Mais dans cette supra-conscience collective, chaque individualité humaine – chaque Soi ou monade – serait encore plus pleinement « soi-même » tout en participant à la conscience planétaire. Pour lui, la conscience planétaire (ce qu’il nommait l’esprit de la Terre) n’avait fait, tout au long de l’évolution de la planète, que d’évoluer vers une plus grande conscience. Mais bientôt, avec l’interpénétration croissante des esprits humains, elle allait être transfigurée dans une toute nouvelle dimension de conscience – qui continuerait alors son évolution sans fin vers le Point Oméga, car pour Teilhard, ce Point Oméga n’était pas un état final mais un attracteur vers une plus grande conscience.

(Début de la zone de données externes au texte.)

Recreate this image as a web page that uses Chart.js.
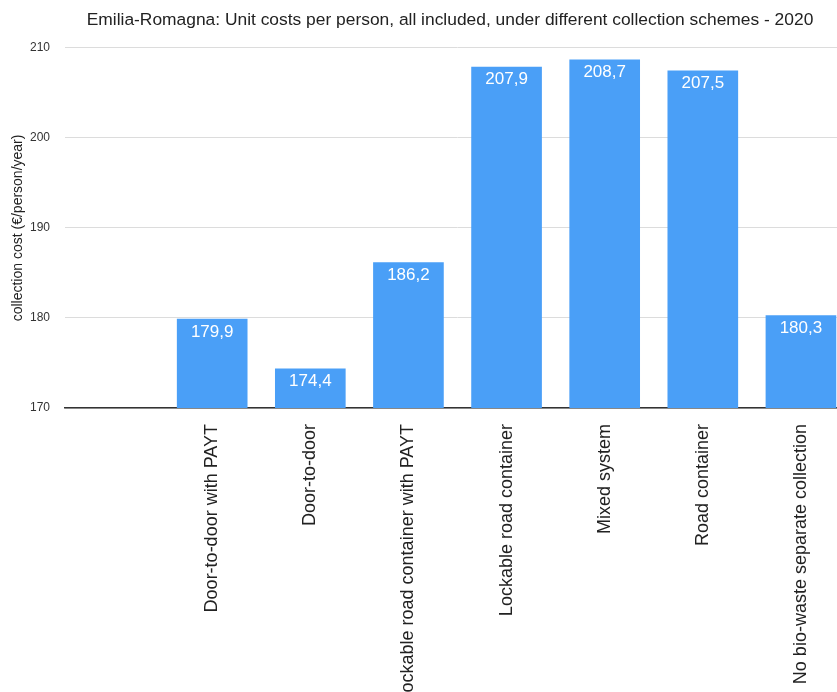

Teilhard écrivait Le Phénomène spirituel en 1937. En ce début du XXle siècle. En raison de sa démographie incontrôlée, notre évolution sur terre a dépassé un point de non-retour vers une catastrophe planétaire. Seul un saut qualitatif géant dans la conscience collective pourra dévier cette courbe fatidique : saut vers un état harmonisé de toutes les consciences terrestres, et prise de conscience abrupte que nous sommes des humains appartenant à la Terre – et responsables de la Terre –avant d’être de tel pays ou de telle religion. Ce saut est non seulement inéluctable si nous voulons survivre mais il va devoir se passer dans un temps humain très rapide. Nous sommes là dans un ordre de temps d’un siècle seulement pour avoir encore la possibilité de redresser ou limiter les effondrements en chaîne des systèmes écologiques.
Il nous faut donc créer et construire une véritable conscience collective humaine en harmonie avec et dans la conscience globale de Gaïa. Ce doit être, pour chacun d’entre nous, un effort constant pour s’harmoniser avec notre environnement humain et naturel car c’est bien dans l’esprit de chaque individu que ce saut peut être amorcé. Les esprits individuels vont déclencher en eux-mêmes un saut géant dans leur état de conscience, qui va se diffuser et se répercuter de proche en proche en tissant un gigantesque réseau de consciences connectées. Ceci jusqu’à un seuil, où, soudain, la conscience planétaire entière sera embrasée et opérera ce fameux saut collectif.